Éditions : Hachette et Cie, Librairie
Année : 1883
Pages : 312 P.
Ouvrage Illustré de 60 Vignettes par A. Jahandier
TROISIÈME ÉDITION
ILLUSTRÉE DE 39 GRAVURES DESSINÉES SUR BOIS
PAR A. JAHANDIER
Antiquité des puits forés. — Origine des sources. - Infiltration de la mer. — Chaleur centrale. - Notions géologiques. — Nappes d'eau souterraines. - Lac de Zirknitz. - Source de Sablé. - Le Frais-Puits. — Nappes d'eau superposées. — Explication du phénomène des puits artésiens.
Les usages de l'eau sont si nombreux et si variés, son utilité au point de vue de l'agriculture et de l'industrie tellement incontestable, que l'on comprend sans peine toute l'importance qui s'attache aux procédés artificiels au moyen desquels on est parvenu à reproduire l'action bienfaisante des sources et des fontaines.
Dans un grand nombre de localités il existe, à certaines profondeurs, des nappes d'eau souterraines qu'il suffit d'atteindre par un forage pour obtenir souvent des jets abondants et élevés.
Ces fontaines jaillissantes, creusées par la main de l'homme et alimentées par des eaux venant d'une grande profondeur, portent le nom de puits artésiens.
En France, c'est dans l'ancienne province d'Artois qu'on parait s'être le plus spécialement occupé de la recherche des eaux souterraines; de là le nom de puits artésiens donné aux puits forés.
La découverte des puits de cette espèce est d'ailleurs très ancienne, et un écrivain qui florissait à Alexandrie vers le milieu du sixième siècle, Olympiodore, rapporte que des puits creusés dans l'oasis, à des profondeurs variables de 200 à 500 coudées, lançaient par leurs orifices des rivières d'eau dont les agriculteurs profitaient pour arroser les campagnes.
Les Chinois, qui nous ont précédés dans un grand nombre d'inventions, connaissent les fontaines jaillissantes depuis des milliers d'années.
Dans les nombreux forages qu'ils avaient l'habitude d'exécuter pour aller chercher des sources salées à 400 ou 500 mètres de profondeur, ils ont dû nécessairement opérer quelquefois sur des terrains d'une structure géologique appropriée à la formation des fontaines jaillissantes.
En France, le plus ancien puits artésien connu date, dit-on, du commencement du douzième siècle.
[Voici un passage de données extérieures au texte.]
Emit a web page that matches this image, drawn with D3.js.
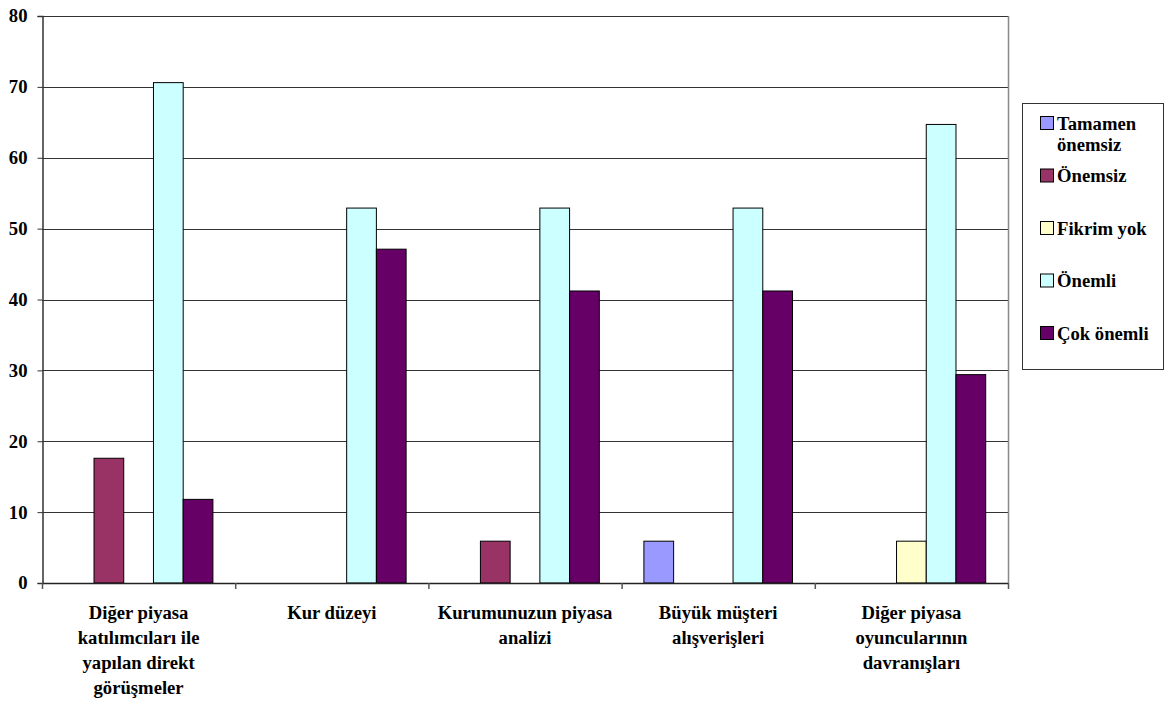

Il existe à Lillers, petite ville du Pas-de-Calais, dans l'ancien couvent des chartreux.
Les habitants du Sahara connaissent depuis longtemps les puits forés, ainsi que l'indique le passage suivant, extrait des Voyages de Shaw : « Ces villages, situés fort avant dans le Sahara, n'ont ni sources, ni fontaines.
Les habitants se procurent de l'eau d'une façon fort singulière. Is creusent des puits à 100, quelquefois à 200 brasses de profondeur, et ne manquent jamais d'y trouver de l'eau en grande abondance. Ils enlèvent, pour cet effet, diverses couches de sable et de gravier, jusqu'à ce qu'ils trouvent une espèce de pierre qui ressemble à de l'ardoise et que l'on sait être précisément au-dessus de la nappe d'eau souterraine. Cette pierre se perce aisément, après quoi l'eau sort si soudainement et en si grande abondance, que ceux qu'on tait descendre pour cette opération en sont quelquefois surpris et suffoqués, quoiqu'on les retire aussi promptement qu'il est possible. »
La découverte des puits forés remonte donc à une époque assez reculée, mais elle resta à peu près stérile jusqu'au jour ou les progrès de la science permirent d'expliquer dans ses moindres détails le merveilleux phénomène des eaux jaillissantes.
Cette explication fut d'ailleurs précédée de théories fort ingénieuses et fort compliquées dues aux idées émises par Aristote et ses disciples sur l'origine de l'eau des sources et des fontaines. Comme ces idées ont joué jusqu'au dix-septième siècle un rôle important dans l'explication d'un grand nombre de phénomènes naturels, il ne sera peut-être pas inutile de faire connaitre celles qui se rapportent plus spécialement au sujet qui nous occupe.
La présence de l'eau dans les puits à une certaine profondeur au-dessous du sol avait conduit à admettre que la mer avait dù se répandre par voie d'infiltration dans l'intérieur des continents et y former à la longue une immense nappe liquide; dans son trajet à travers les terres et les roches, l'eau perdait entièrement sa salure, de telle sorte qu'en un point quelconque du globe on devait nécessairement tomber sur une couche d'eau douce lorsque, dans le percement d'un puits, on arrivait à une profondeur précisément égale à la hauteur du sol au-dessus du niveau de la mer.